Volkswagen wanted to determine what could happen when an EV is plugged into a 350 kW DC fast charger on the hottest days, so the company spent the past year building an EV charging test site at its Arizona Proving Grounds. The 50 charging stations, which feature a mix of standards and power levels from around the world, are designed to test how electric systems handle recharging at desert temperatures up to 120° F (49° C).
VW says knowledge gained from the site led to the development of a battery cooling system designed to help prevent thermal damage in emergency situations. It’s based on the technology used at the site to monitor the temperature of battery cells as they charge.
“The opening of this facility means one of the most sophisticated EV testing facilities in the world, with some of the toughest conditions on earth, will be right here in the United States,” said VW Chief Engineering Officer Dr.

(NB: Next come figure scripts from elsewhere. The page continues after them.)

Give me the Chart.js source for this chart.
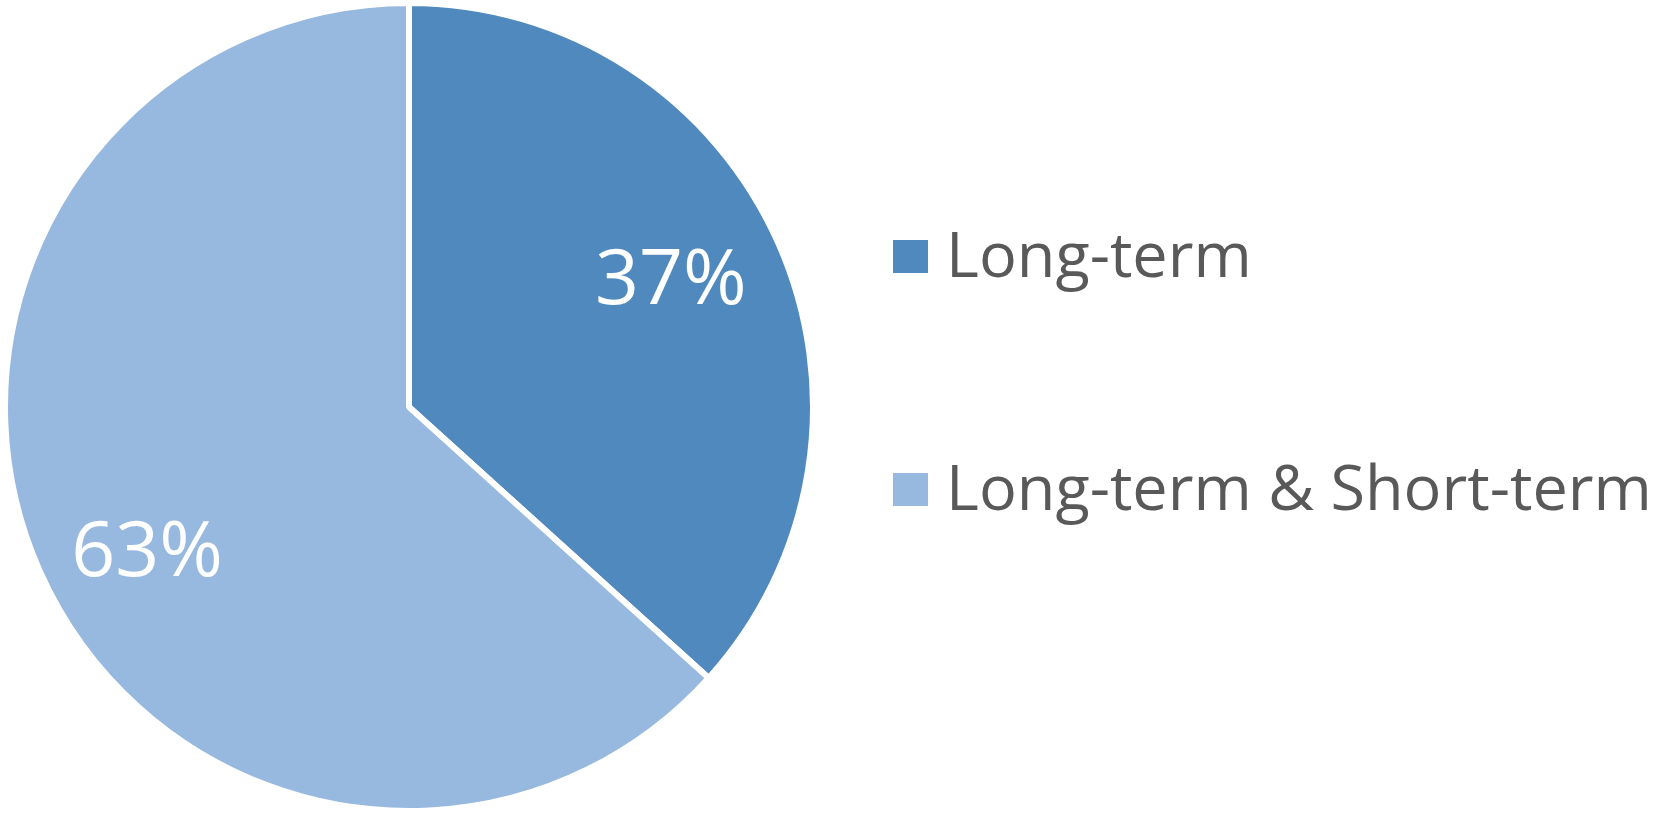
<!DOCTYPE html>
<html>
<head>
<meta charset="utf-8">
<script src="https://cdn.jsdelivr.net/npm/chart.js@4.4.1/dist/chart.umd.min.js"></script>
<style>
  html, body { margin: 0; padding: 0; background: #ffffff; }
  #wrap { width: 1661px; height: 814px; position: relative; }
</style>
</head>
<body>
<div id="wrap"><canvas id="pieChart"></canvas></div>
<script>
const categories = ['Long-term', 'Long-term & Short-term'];
const shares = [36.7, 63.3];
const sliceColors = ['#4F89BD', '#97B9E0'];

// white percent labels inside the slices
const sliceLabels = {
  id: 'sliceLabels',
  afterDatasetsDraw(chart) {
    const ctx = chart.ctx;
    const meta = chart.getDatasetMeta(0);
    const total = shares.reduce((a, b) => a + b, 0);
    ctx.save();
    ctx.fillStyle = '#ffffff';
    ctx.font = '77px "Open Sans"';
    ctx.textAlign = 'center';
    ctx.textBaseline = 'middle';
    meta.data.forEach((arc, i) => {
      const mid = (arc.startAngle + arc.endAngle) / 2 - 0.06;
      const d = arc.outerRadius * 0.73;
      const x = arc.x + Math.cos(mid) * d;
      const y = arc.y + Math.sin(mid) * d + 11;
      ctx.fillText(Math.round(shares[i] / total * 100) + '%', x, y);
    });
    ctx.restore();
  }
};

// legend on the right, drawn from the same labels/colours
const sideLegend = {
  id: 'sideLegend',
  afterDraw(chart) {
    const ctx = chart.ctx;
    const left = chart.chartArea.right + 77;
    const firstMid = 257;
    const step = 233;
    ctx.save();
    ctx.font = '63px "Open Sans"';
    ctx.textBaseline = 'alphabetic';
    ctx.textAlign = 'left';
    categories.forEach((label, i) => {
      const cy = firstMid + i * step;
      ctx.fillStyle = sliceColors[i];
      ctx.fillRect(left, cy - 17, 35, 33);
      ctx.fillStyle = '#595959';
      ctx.fillText(label, left + 53, cy + 20);
    });
    ctx.restore();
  }
};

new Chart(document.getElementById('pieChart'), {
  type: 'pie',
  data: {
    labels: categories,
    datasets: [{
      data: shares,
      backgroundColor: sliceColors,
      borderColor: '#ffffff',
      borderWidth: 6,
      hoverOffset: 0
    }]
  },
  options: {
    responsive: true,
    maintainAspectRatio: false,
    animation: false,
    layout: { padding: { left: 2, right: 845, top: 0, bottom: 0 } },
    plugins: {
      legend: { display: false },
      tooltip: { enabled: false }
    }
  },
  plugins: [sliceLabels, sideLegend]
});
</script>
</body>
</html>
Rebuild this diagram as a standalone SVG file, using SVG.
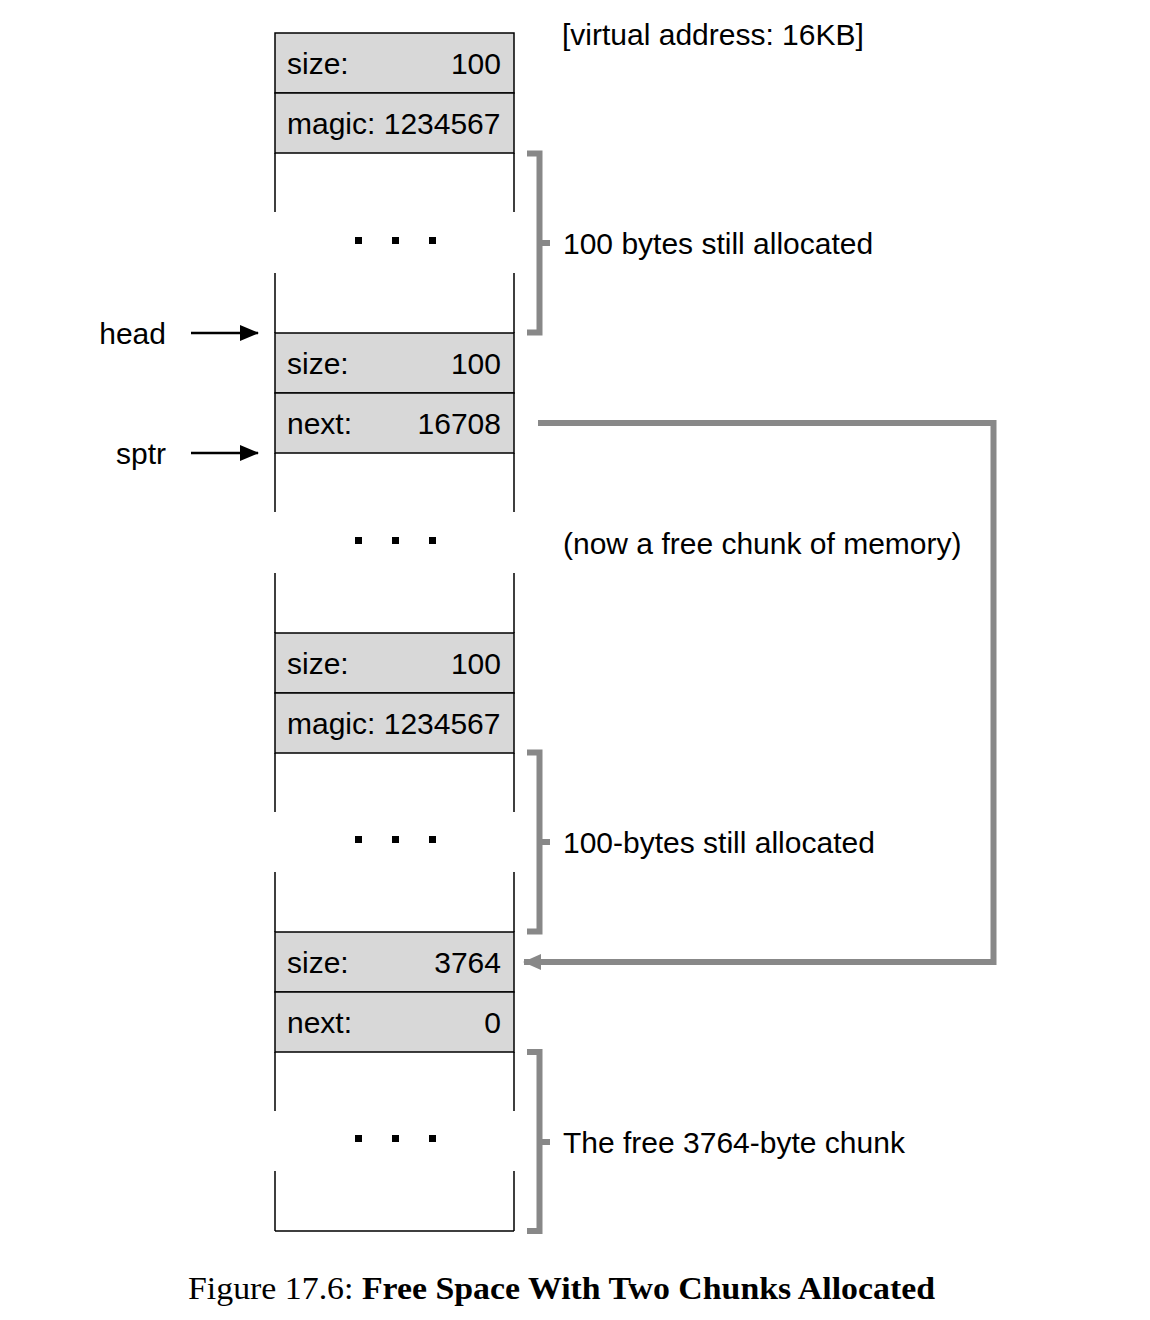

Wolfgang Demmelbauer-Ebner.
The Arizona Proving Ground site includes 25 DC fast chargers ranging in power levels from 50 kW to 350 kW, along with 10 Level 2 AC chargers that simulate home charging. The chargers will utilize charge plugs from the three standard connector types: US (CCS1), Europe (CCS2) and China (GB-T), along with equipment from different brands from around the world, to optimize testing variability.
The 16 parking spots include a remote-controlled canopy that can vary the level of sun or shade used for testing. The station is also designed to accommodate emerging technologies such as inductive charging.